*EXERCISE*
Quote each line of the material verbatim, without the pictures.

*DATA PROVIDED*
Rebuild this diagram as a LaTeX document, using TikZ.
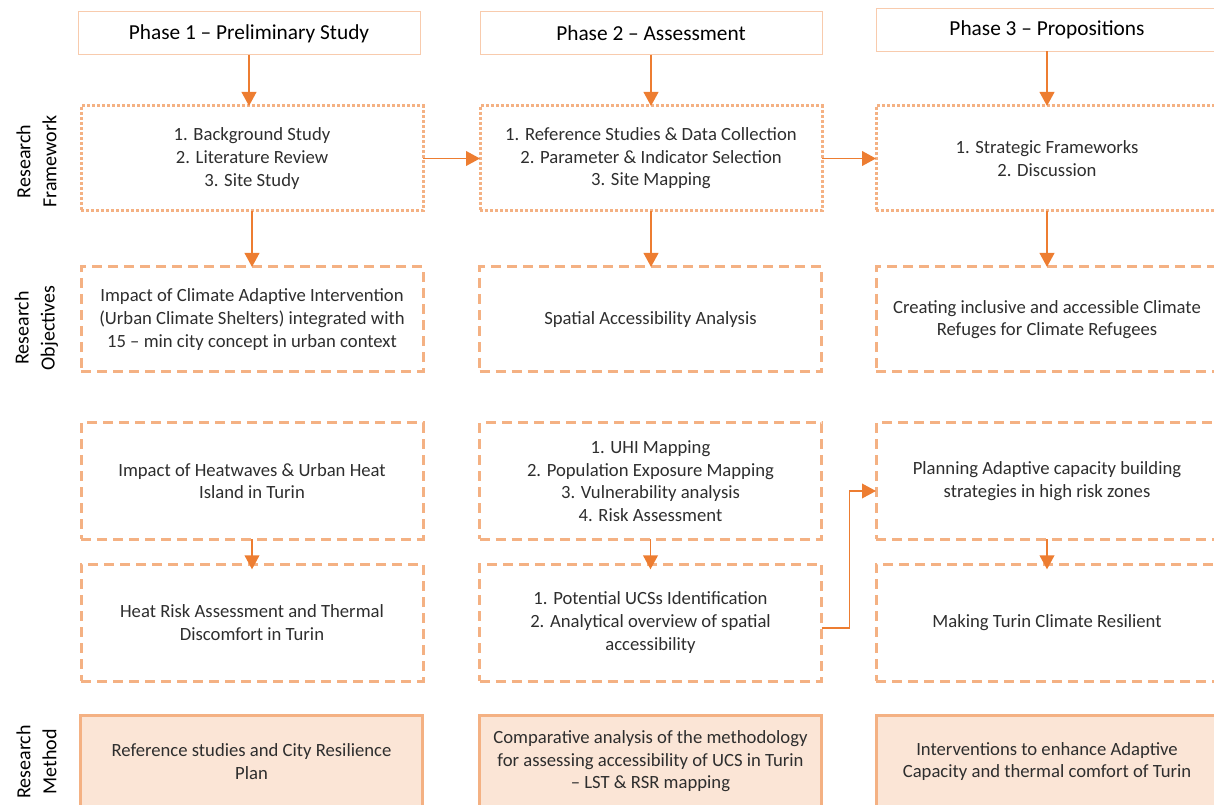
\documentclass[tikz,border=0pt]{standalone}
\usepackage{fontspec}
\setmainfont{Carlito}
\usepackage{xcolor}
\usetikzlibrary{arrows.meta, calc, positioning}
\definecolor{accent}{HTML}{ED7D31}
\definecolor{lightacc}{HTML}{F4B183}
\definecolor{paleacc}{HTML}{FBE5D6}
\definecolor{edgeacc}{HTML}{F8CBAD}
\definecolor{txtgray}{HTML}{2E2E2E}

\begin{document}
\begin{tikzpicture}[x=0.75pt, y=-0.75pt,
    every node/.style={inner sep=0pt, outer sep=0pt, align=center, text=txtgray,
        font=\fontsize{14pt}{16.9pt}\selectfont},
    phasebox/.style={draw=edgeacc, line width=0.75pt, minimum width=256.5pt, minimum height=32.25pt,
        text=black, font=\fontsize{16pt}{18pt}\selectfont},
    frambox/.style={draw=lightacc, line width=2.25pt, dash pattern=on 2.25pt off 1.5pt,
        minimum width=256.5pt, minimum height=78.75pt},
    dashbox/.style={draw=lightacc, line width=2.25pt, dash pattern=on 7.5pt off 4.5pt,
        minimum width=256.5pt, minimum height=#1},
    dashbox/.default=78.75pt,
    methbox/.style={draw=lightacc, fill=paleacc, line width=2.25pt,
        minimum width=256.5pt, minimum height=69.75pt},
    sidelabel/.style={rotate=90, text=black, font=\fontsize{15pt}{19.5pt}\selectfont},
    flow/.style={-{Triangle[length=10.5pt, width=11pt]}, draw=accent, line width=1.4pt}
]
    \useasboundingbox (0,0) rectangle (1214,805);

    % Phasen
    \node[phasebox] (ph1) at (249,33.5) {Phase 1 – Preliminary Study};
    \node[phasebox] (ph2) at (651,33.5) {Phase 2 – Assessment};
    \node[phasebox] (ph3) at (1047,30) {Phase 3 – Propositions};

    % Research Framework
    \node[frambox] (fw1) at (252,158.5) {1. Background Study\\2. Literature Review\\3. Site Study};
    \node[frambox] (fw2) at (651,158.5) {1. Reference Studies \& Data Collection\\2. Parameter \& Indicator Selection\\3. Site Mapping};
    \node[frambox] (fw3) at (1047,158.5) {1. Strategic Frameworks\\2. Discussion};

    % Research Objectives
    \node[dashbox] (ob1) at (252,319.5) {Impact of Climate Adaptive Intervention\\(Urban Climate Shelters) integrated with\\15 – min city concept in urban context};
    \node[dashbox] (ob2) at (650.5,319.5) {Spatial Accessibility Analysis};
    \node[dashbox] (ob3) at (1047,319.5) {Creating inclusive and accessible Climate\\Refuges for Climate Refugees};

    % Analyse
    \node[dashbox=87pt] (an1) at (252,481) {Impact of Heatwaves \& Urban Heat\\Island in Turin};
    \node[dashbox=87pt] (an2) at (650.5,481) {1. UHI Mapping\\2. Population Exposure Mapping\\3. Vulnerability analysis\\4. Risk Assessment};
    \node[dashbox=87pt] (an3) at (1047,481) {Planning Adaptive capacity building\\strategies in high risk zones};

    % Ergebnisse
    \node[dashbox=87.75pt] (rs1) at (252,622.5) {Heat Risk Assessment and Thermal\\Discomfort in Turin};
    \node[dashbox=87.75pt] (rs2) at (650.5,622.5) {1. Potential UCSs Identification\\2. Analytical overview of spatial\\accessibility};
    \node[dashbox=87.75pt] (rs3) at (1047,622.5) {Making Turin Climate Resilient};

    % Research Method
    \node[methbox] (me1) at (251.5,761.5) {Reference studies and City Resilience\\Plan};
    \node[methbox] (me2) at (650.5,761.5) {Comparative analysis of the methodology\\for assessing accessibility of UCS in Turin\\– LST \& RSR mapping};
    \node[methbox] (me3) at (1047,761.5) {Interventions to enhance Adaptive\\Capacity and thermal comfort of Turin};

    % Seitenbeschriftung
    \node[sidelabel] (lfw) at (36.5,161.5) {Research\\Framework};
    \node[sidelabel] (lob) at (36.5,328) {Research\\Objectives};
    \node[sidelabel] (lme) at (36.5,762) {Research\\Method};

    % Pfeile
    \draw[flow] (ph1.south) -- (ph1.south |- fw1.north);
    \draw[flow] (ph2.south) -- (ph2.south |- fw2.north);
    \draw[flow] (ph3.south) -- (ph3.south |- fw3.north);
    \draw[flow] (fw1.south) -- (fw1.south |- ob1.north);
    \draw[flow] (fw2.south) -- (fw2.south |- ob2.north);
    \draw[flow] (fw3.south) -- (fw3.south |- ob3.north);
    \draw[flow] (fw1.east) -- (fw2.west);
    \draw[flow] (fw2.east) -- (fw3.west);
    \draw[flow] (an1.south) -- ([yshift=-4pt]rs1.north);
    \draw[flow] (an2.south) -- ([yshift=-4pt]rs2.north);
    \draw[flow] (an3.south) -- ([yshift=-4pt]rs3.north);
    \draw[flow, line width=1.1pt] ([yshift=-4pt]rs2.east) -- ++(28,0) |- ([yshift=-7.5pt]an3.west);
\end{tikzpicture}
\end{document}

*ANSWER FOR THIS EXERCISE*
Rebuild this diagram as a LaTeX document, using TikZ.
\documentclass[tikz,border=0pt]{standalone}
\usepackage{fontspec}
\setmainfont{Carlito}
\usepackage{xcolor}
\usetikzlibrary{arrows.meta, calc, positioning}
\definecolor{accent}{HTML}{ED7D31}
\definecolor{lightacc}{HTML}{F4B183}
\definecolor{paleacc}{HTML}{FBE5D6}
\definecolor{edgeacc}{HTML}{F8CBAD}
\definecolor{txtgray}{HTML}{2E2E2E}

\begin{document}
\begin{tikzpicture}[x=0.75pt, y=-0.75pt,
    every node/.style={inner sep=0pt, outer sep=0pt, align=center, text=txtgray,
        font=\fontsize{14pt}{16.9pt}\selectfont},
    phasebox/.style={draw=edgeacc, line width=0.75pt, minimum width=256.5pt, minimum height=32.25pt,
        text=black, font=\fontsize{16pt}{18pt}\selectfont},
    frambox/.style={draw=lightacc, line width=2.25pt, dash pattern=on 2.25pt off 1.5pt,
        minimum width=256.5pt, minimum height=78.75pt},
    dashbox/.style={draw=lightacc, line width=2.25pt, dash pattern=on 7.5pt off 4.5pt,
        minimum width=256.5pt, minimum height=#1},
    dashbox/.default=78.75pt,
    methbox/.style={draw=lightacc, fill=paleacc, line width=2.25pt,
        minimum width=256.5pt, minimum height=69.75pt},
    sidelabel/.style={rotate=90, text=black, font=\fontsize{15pt}{19.5pt}\selectfont},
    flow/.style={-{Triangle[length=10.5pt, width=11pt]}, draw=accent, line width=1.4pt}
]
    \useasboundingbox (0,0) rectangle (1214,805);

    % Phasen
    \node[phasebox] (ph1) at (249,33.5) {Phase 1 – Preliminary Study};
    \node[phasebox] (ph2) at (651,33.5) {Phase 2 – Assessment};
    \node[phasebox] (ph3) at (1047,30) {Phase 3 – Propositions};

    % Research Framework
    \node[frambox] (fw1) at (252,158.5) {1. Background Study\\2. Literature Review\\3. Site Study};
    \node[frambox] (fw2) at (651,158.5) {1. Reference Studies \& Data Collection\\2. Parameter \& Indicator Selection\\3. Site Mapping};
    \node[frambox] (fw3) at (1047,158.5) {1. Strategic Frameworks\\2. Discussion};

    % Research Objectives
    \node[dashbox] (ob1) at (252,319.5) {Impact of Climate Adaptive Intervention\\(Urban Climate Shelters) integrated with\\15 – min city concept in urban context};
    \node[dashbox] (ob2) at (650.5,319.5) {Spatial Accessibility Analysis};
    \node[dashbox] (ob3) at (1047,319.5) {Creating inclusive and accessible Climate\\Refuges for Climate Refugees};

    % Analyse
    \node[dashbox=87pt] (an1) at (252,481) {Impact of Heatwaves \& Urban Heat\\Island in Turin};
    \node[dashbox=87pt] (an2) at (650.5,481) {1. UHI Mapping\\2. Population Exposure Mapping\\3. Vulnerability analysis\\4. Risk Assessment};
    \node[dashbox=87pt] (an3) at (1047,481) {Planning Adaptive capacity building\\strategies in high risk zones};

    % Ergebnisse
    \node[dashbox=87.75pt] (rs1) at (252,622.5) {Heat Risk Assessment and Thermal\\Discomfort in Turin};
    \node[dashbox=87.75pt] (rs2) at (650.5,622.5) {1. Potential UCSs Identification\\2. Analytical overview of spatial\\accessibility};
    \node[dashbox=87.75pt] (rs3) at (1047,622.5) {Making Turin Climate Resilient};

    % Research Method
    \node[methbox] (me1) at (251.5,761.5) {Reference studies and City Resilience\\Plan};
    \node[methbox] (me2) at (650.5,761.5) {Comparative analysis of the methodology\\for assessing accessibility of UCS in Turin\\– LST \& RSR mapping};
    \node[methbox] (me3) at (1047,761.5) {Interventions to enhance Adaptive\\Capacity and thermal comfort of Turin};

    % Seitenbeschriftung
    \node[sidelabel] (lfw) at (36.5,161.5) {Research\\Framework};
    \node[sidelabel] (lob) at (36.5,328) {Research\\Objectives};
    \node[sidelabel] (lme) at (36.5,762) {Research\\Method};

    % Pfeile
    \draw[flow] (ph1.south) -- (ph1.south |- fw1.north);
    \draw[flow] (ph2.south) -- (ph2.south |- fw2.north);
    \draw[flow] (ph3.south) -- (ph3.south |- fw3.north);
    \draw[flow] (fw1.south) -- (fw1.south |- ob1.north);
    \draw[flow] (fw2.south) -- (fw2.south |- ob2.north);
    \draw[flow] (fw3.south) -- (fw3.south |- ob3.north);
    \draw[flow] (fw1.east) -- (fw2.west);
    \draw[flow] (fw2.east) -- (fw3.west);
    \draw[flow] (an1.south) -- ([yshift=-4pt]rs1.north);
    \draw[flow] (an2.south) -- ([yshift=-4pt]rs2.north);
    \draw[flow] (an3.south) -- ([yshift=-4pt]rs3.north);
    \draw[flow, line width=1.1pt] ([yshift=-4pt]rs2.east) -- ++(28,0) |- ([yshift=-7.5pt]an3.west);
\end{tikzpicture}
\end{document}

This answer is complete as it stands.